The interesting thing is given a normal distribution these are all the same number. So, here you
have a graphical representation of the normal distribution, the classic bell curve. And
if you look at the apex of the curve and kind of follow that down, trace it down to the
x axis that's going to identify the mean, median, and the mode. So a normal distribution
is symmetrical and when you have normal distribution the mean, median, and mode are all the same
number or the same value. But that is not the case when you have a skewed distribution
so in this graphic, and I apologize, it's a little fuzzy, we have of course the normal
distribution again in the middle, but you see on the left and the right two skewed distributions.

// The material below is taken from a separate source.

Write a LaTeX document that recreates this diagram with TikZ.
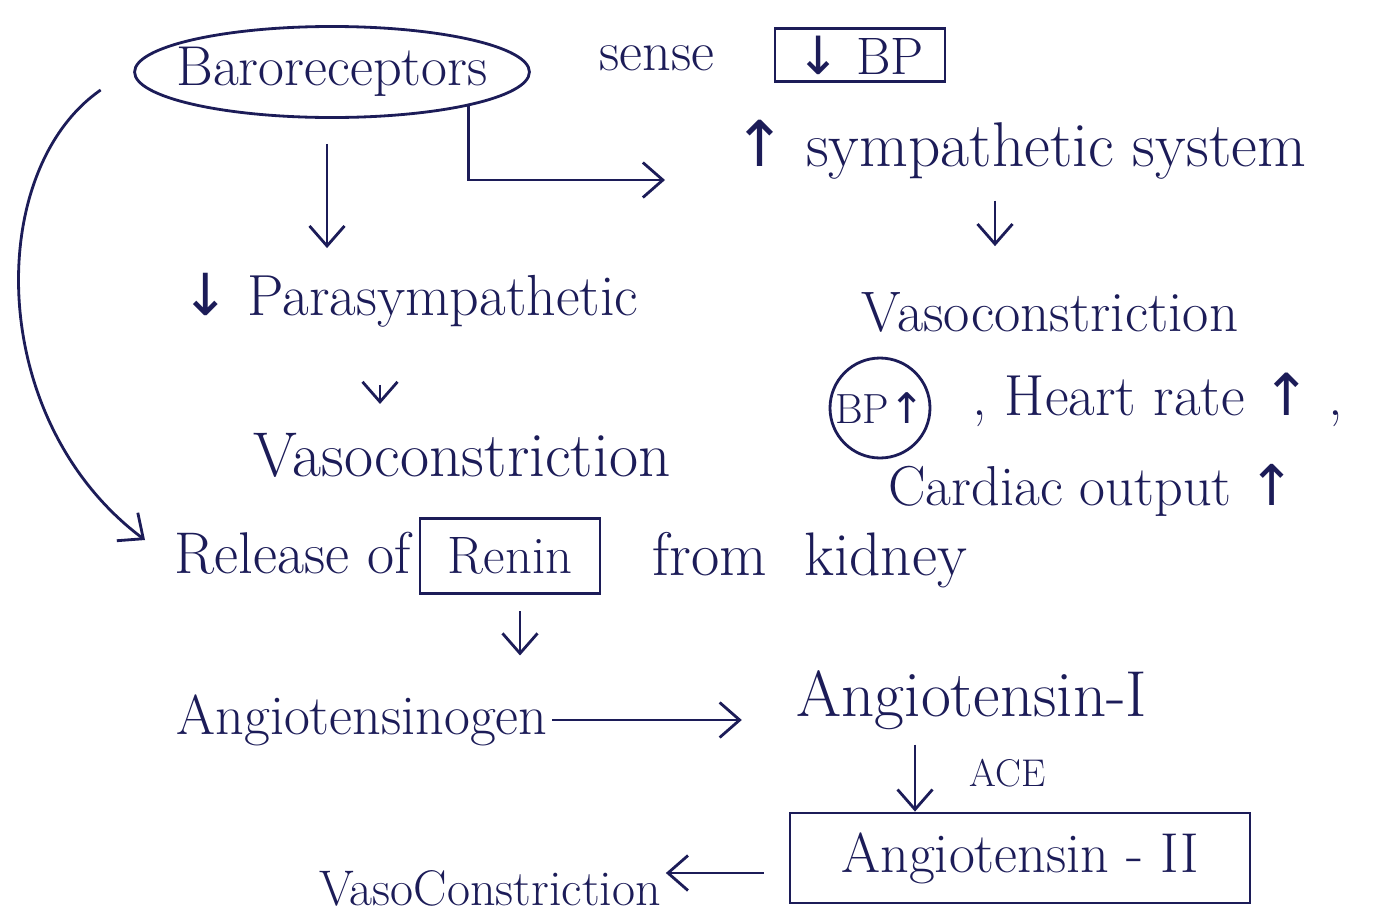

They are not symmetrical. The left is negatively skewed, you can see the numbers are rather
bunched up on the right-hand side and the tail going toward the left. And we call it
negatively skewed because we follow the tail going in the negative direction. Positively
skewed is the mirror opposite. You see again the numbers bunched more toward the left and
tail going to the right. Now notice in the two skewed distributions the fact that the
mean, median, and mode do not represent the same value the mode, of course, is again,
it can be traced down from the tallest part of the curve, given that it has the highest
frequency, far to the left on the positively skewed we see the mean is far to the right.
And somewhere in the middle is going to be the median. Now this is very important and
I actually have another video to share with you where we really demystify the normal distribution
to make sure we really understand where it comes from and how it is generated. So I do
recommend that you watch that video and make sure that you understand the normal distribution
very very well. The reason is that the statistics that we're going to be calculating all depend
on or are based on the assumption that your distributions are normally distributed and
I think one classic example I think helps to understand why I would use median instead
of mean and what a skewed distribution really means so this is an exaggeration but it drives
the point home pretty well so you often hear median income so imagine a neighborhood of
1000 people and in that neighborhood there are 999 extremely poor people. Let's just
say they all have an average income of maybe $1000 a year. But also in that neighborhood
you have one billionaire who earns $1 billion a year. Well, if I take up all 1000 scores,
their incomes, divide by 1000 you're going to get a data point that says "Wow! while
that's a pretty rich neighborhood I need to go live there." Well, no, it is obviously
a very poor neighborhood. The best measure of the central tendency, what number best
captures or represents the entire a group is not going to be the mean. Instead, the
median is going to do a much better job of saying, well if you take middle income of
all those incomes that's going to a much better representation of the income of that entire
neighborhood. It's the same thing with the median price of home, you often have neighborhoods
where you have several homes that might be quite exquisite, or just over-the-top in terms
of what they what they're worth and most of the other homes or the far majority of the
other homes are not nearly with the same value. So the median price is a better measure of
that value of the homes, in that neighborhood. OK, we're going to stop there. In the first
Excel spreadsheet example all we are going to do is compute some averages to get some
sense of how that works. And I'm actually using it as a starting point because I know
all of you understand what an average or mean is. It will be a good example of following
me in Excel in a video tutorial and then seeing how we're going to submit that for evaluation.
And this concludes this presentation.